Bevan is listed as working from 2 Pier Terrace and 2A Pier Terrace, Lowestoft in Kelly's Suffolk Directory 1875/1873/1883/1888/1892/1896 and White's Suffolk Directory 1885/1892 as well as Huke's Directory of 1892.
In G. S. Cook's Directory 1882, he is listed as working from 3 London Road South, Pier Terrace.
According to Robb/Godfrey, glass negatives from Bevan's studio passed into the hands of the Jenkins family, when they took over the premises. They survived in the Pier Terrace basement until lost (along with Jenkin's plates) in the East Coast Floods of 1953. Some of the Bevan archive may, however, have already been lost in the earlier floods of 1897. The Robb/Godfrey correspondence dates the Bevan studio to 1874-1896.

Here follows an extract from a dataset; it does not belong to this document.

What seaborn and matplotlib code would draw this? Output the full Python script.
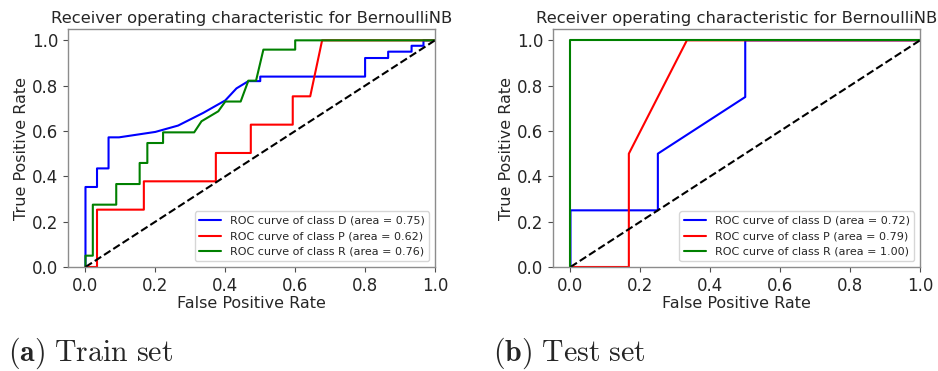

According to the Lowestoft Journal, Bevan was born in Ipswich, Suffolk, in 1852 and arrived in Lowestoft in 1874, when he took over the photographic interests of William Reed and of Delaney & Co. His wife, Clarissa (whom he married in 1876), was from Lowestoft, and they had three children. He was appointed official photographer to the mayors of Lowestoft and in 1877 (shortly before her death at the age of 103) he photographed Lady Pleasance Smith, daughter of the Lord of the Manor of Lowestoft and wife of the Linnaean Society’s founder. Bevan sold the business to Harry Jenkins in 1898 and died in 1927. Reference
Bevan, J. of Pier Terrace, Lowestoft was listed in Harrod's Norfolk Directory, 1877. I think this "J" is a typo. It's the only time in my research a J. Bevan shows up.